In the end, all the pre-planning and detailed samples I presented paid off. By assessing my client correctly, in this case a volunteer committee with little branding experience, I actually cut my overall time investment down to a minimum and helped us meet all our deadlines. The committee loved my proposed ideas and voted in favor to move forward and gave me (almost) complete creative control. This project was one of many lessons I have learned over the years about how important it is to invest extra time being thorough, communicating effectively and planning properly in order to sell your idea or vision. This is particularly important if you whole-heartedly believe that your idea is in your client’s best interest and offers the greatest chance for success.

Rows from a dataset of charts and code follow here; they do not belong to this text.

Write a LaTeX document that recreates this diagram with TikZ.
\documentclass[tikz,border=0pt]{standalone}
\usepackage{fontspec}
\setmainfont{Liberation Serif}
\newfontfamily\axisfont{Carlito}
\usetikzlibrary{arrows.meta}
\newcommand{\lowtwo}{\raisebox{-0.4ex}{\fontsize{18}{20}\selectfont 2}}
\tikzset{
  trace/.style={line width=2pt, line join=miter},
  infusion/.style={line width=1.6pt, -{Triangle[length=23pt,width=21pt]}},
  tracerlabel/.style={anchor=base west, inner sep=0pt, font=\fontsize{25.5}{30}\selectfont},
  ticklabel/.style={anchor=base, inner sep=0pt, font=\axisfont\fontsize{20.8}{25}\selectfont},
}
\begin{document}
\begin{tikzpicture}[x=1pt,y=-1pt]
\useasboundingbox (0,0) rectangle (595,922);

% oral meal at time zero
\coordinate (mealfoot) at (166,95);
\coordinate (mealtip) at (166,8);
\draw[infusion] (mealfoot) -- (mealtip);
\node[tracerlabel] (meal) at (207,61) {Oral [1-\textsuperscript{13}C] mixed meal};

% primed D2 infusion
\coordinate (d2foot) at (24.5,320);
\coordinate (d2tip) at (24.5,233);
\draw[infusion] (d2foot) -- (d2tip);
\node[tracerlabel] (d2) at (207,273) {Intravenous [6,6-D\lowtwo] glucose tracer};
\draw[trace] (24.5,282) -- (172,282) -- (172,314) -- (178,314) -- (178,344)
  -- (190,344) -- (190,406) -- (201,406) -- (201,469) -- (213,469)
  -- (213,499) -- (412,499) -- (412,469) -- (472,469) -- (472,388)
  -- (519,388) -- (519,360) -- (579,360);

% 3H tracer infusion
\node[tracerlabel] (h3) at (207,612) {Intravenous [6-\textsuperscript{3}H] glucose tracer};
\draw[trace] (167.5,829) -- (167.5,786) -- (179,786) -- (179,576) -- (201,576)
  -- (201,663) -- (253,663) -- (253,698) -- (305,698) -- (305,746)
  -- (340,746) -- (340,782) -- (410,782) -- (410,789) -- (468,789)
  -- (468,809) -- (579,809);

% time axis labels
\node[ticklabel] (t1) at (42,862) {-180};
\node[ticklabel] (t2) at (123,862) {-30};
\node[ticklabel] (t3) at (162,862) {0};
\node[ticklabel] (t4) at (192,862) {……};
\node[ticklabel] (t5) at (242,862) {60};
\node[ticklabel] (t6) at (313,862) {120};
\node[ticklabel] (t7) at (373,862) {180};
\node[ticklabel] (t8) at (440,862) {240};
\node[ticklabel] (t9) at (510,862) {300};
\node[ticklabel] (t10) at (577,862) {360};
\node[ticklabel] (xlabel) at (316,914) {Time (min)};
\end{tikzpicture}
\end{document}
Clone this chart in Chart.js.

The original plan for this annual gala was to create a new theme every year. But after the success of the first event, due to excellent planning, exciting design (if I do say so myself), the entertainment, the venue, the dedicated volunteers, the memorable activities, the happy guests and the funds raised for Florida Blood Services, they opted to keep the same theme for the next two years. Instead of reinventing the wheel, they changed the venue. Lucky for me, all I had to do moving forward each year was create a few new character illustrations, new signage and help them update the printed materials.

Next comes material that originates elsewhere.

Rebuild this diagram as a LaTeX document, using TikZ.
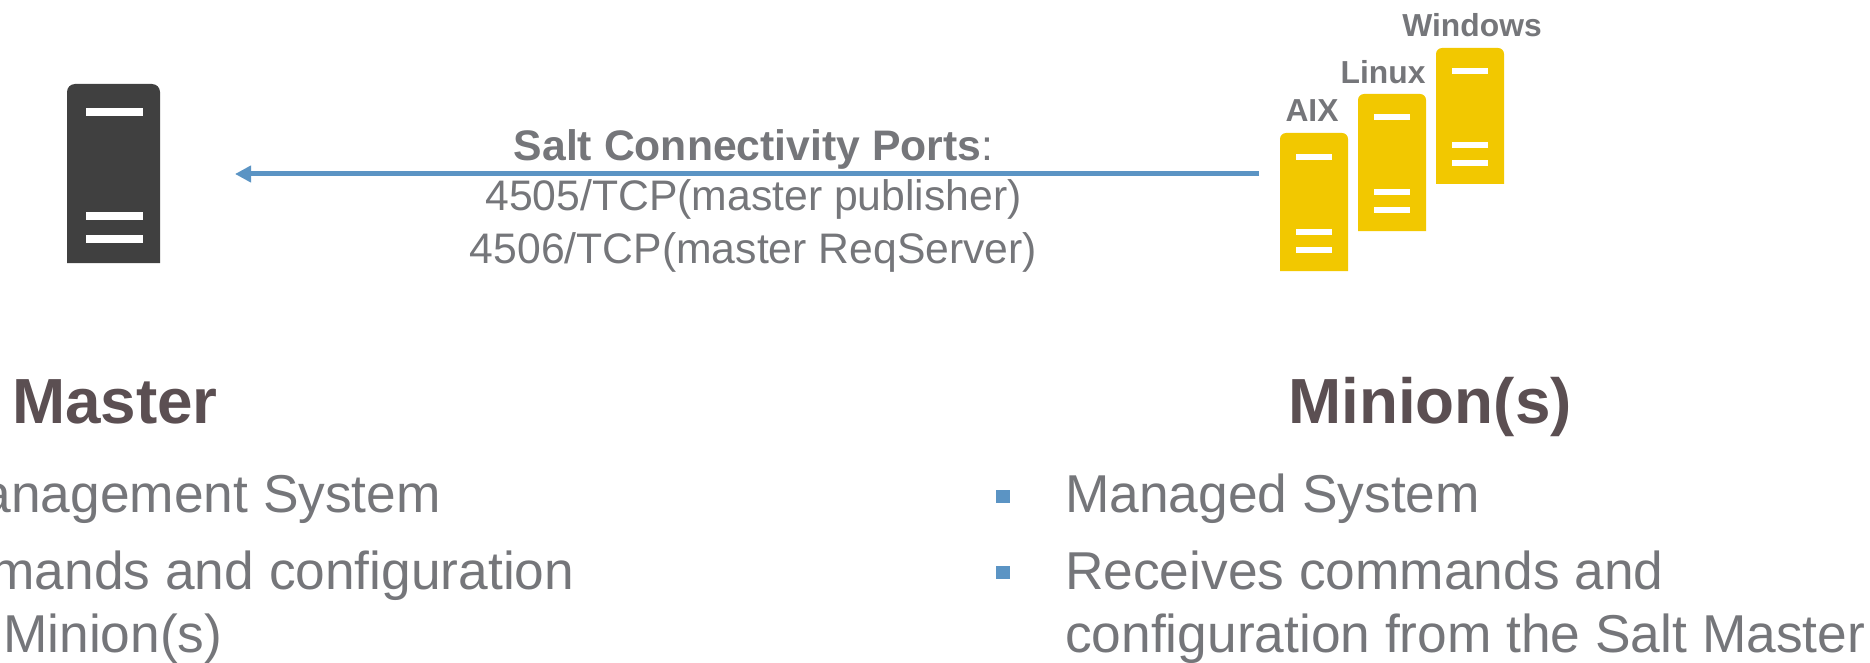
\documentclass[tikz,border=0pt]{standalone}
\usepackage{fontspec}
\setmainfont{Liberation Sans}
\usetikzlibrary{arrows.meta}
\definecolor{bodygray}{HTML}{75767A}
\definecolor{headbrown}{HTML}{5B4F52}
\definecolor{linkblue}{HTML}{5B94C4}
\definecolor{srvyellow}{HTML}{F2C800}
\definecolor{srvdark}{HTML}{404040}
\tikzset{
  x=1pt,y=-1pt,
  osname/.style={inner sep=0pt,anchor=base,text=bodygray,font=\fontsize{31.8}{31.8}\selectfont\bfseries},
  ports/.style={inner sep=0pt,anchor=base,text=bodygray,font=\fontsize{42.7}{42.7}\selectfont},
  heading/.style={inner sep=0pt,anchor=base,text=headbrown,font=\fontsize{63.8}{63.8}\selectfont\bfseries},
  bodytext/.style={inner sep=0pt,text=bodygray,font=\fontsize{53.3}{53.3}\selectfont},
  bulletbox/.style={fill=linkblue,inner sep=0pt,minimum width=14pt,minimum height=13pt,anchor=center},
  link/.style={draw=linkblue,line width=5pt,-{Triangle[length=16pt,width=16pt]}},
}
\newcommand{\srvbody}[6]{\fill[#1,rounded corners=#6pt] (#2,#5) [sharp corners] -- (#2,#3+10) [rounded corners=#6pt] -- (#2,#3) -- (#4,#3) [sharp corners] -- (#4,#3+10) -- (#4,#5) -- cycle;}
\newcommand{\srvbar}[4]{\fill[white] (#1,#3-#4/2) rectangle (#2,#3+#4/2);}
\begin{document}
\begin{tikzpicture}
\useasboundingbox (0,0) rectangle (1870,663);
\clip (0,0) rectangle (1870,663);
\fill[white] (0,0) rectangle (1870,663);

% master server
\srvbody{srvdark}{67}{84}{160}{263}{8}
\srvbar{85.5}{142.5}{112}{8}
\srvbar{85.5}{142.5}{216}{8}
\srvbar{85.5}{142.5}{239}{8}

% minion servers
\srvbody{srvyellow}{1280}{133}{1348}{271}{6}
\srvbar{1296}{1332}{157}{6}
\srvbar{1296}{1332}{232}{6}
\srvbar{1296}{1332}{250}{6}

\srvbody{srvyellow}{1358}{94}{1426}{231}{6}
\srvbar{1374}{1410}{117}{6}
\srvbar{1374}{1410}{192}{6}
\srvbar{1374}{1410}{210}{6}

\srvbody{srvyellow}{1436}{48}{1504}{184}{6}
\srvbar{1452}{1488}{71}{6}
\srvbar{1452}{1488}{145}{6}
\srvbar{1452}{1488}{163}{6}

% OS labels
\node[osname] (win) at (1472,36.5) {Windows};
\node[osname] (lin) at (1383,83.5) {Linux};
\node[osname] (aix) at (1312,121.5) {AIX};

% connector
\coordinate (linktail) at (1259,174);
\coordinate (linktip) at (235,174);
\draw[link] (linktail) -- (linktip);

% port labels
\node[ports] (salt) at (753.5,160.5) {\textbf{Salt Connectivity Ports}:};
\node[ports] (p4505) at (753.5,211) {4505/TCP(master publisher)};
\node[ports] (p4506) at (753.5,263) {4506/TCP(master ReqServer)};

% headings
\node[heading] (master) at (115,423.5) {Master};
\node[heading] (minion) at (1430,423.5) {Minion(s)};

% master text (cut off by the left edge)
\node[bodytext,anchor=base east] (m1) at (441,512.5) {anagement System};
\node[bodytext,anchor=base east] (m2) at (574.5,589.5) {mands and configuration};
\node[bodytext,anchor=base west] (m3) at (3,652.5) {Minion(s)};

% minion text
\node[bulletbox] (b1) at (1003,496.5) {};
\node[bulletbox] (b2) at (1003,572) {};
\node[bodytext,anchor=base west] (t1) at (1065,512.5) {Managed System};
\node[bodytext,anchor=base west] (t2) at (1065,589.5) {Receives commands and};
\node[bodytext,anchor=base west] (t3) at (1065,652.5) {configuration from the Salt Master};
\end{tikzpicture}
\end{document}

Today, I received a link to a recent Biz Bash Magazine publication. I was in awe when I noticed that 5 years later and 2 years after the last gala, Florida Blood Services is still being featured in articles about the top events in the Tampa Bay area. The Mad Hatter’s Ball, Gift of Life Gala still receives enough hits and generates enough interest that they rerun the story often. There, for everyone to see, are photos of the event, a very nice article and my name featured as the Creative Director with a link to my contact information. Not too shabby in terms of residual pay back. Something I never expected or imagined.
Give it your all, be thorough in your planning and preparation, understand your mission and your audience…and you and your clients will be rewarded tenfold!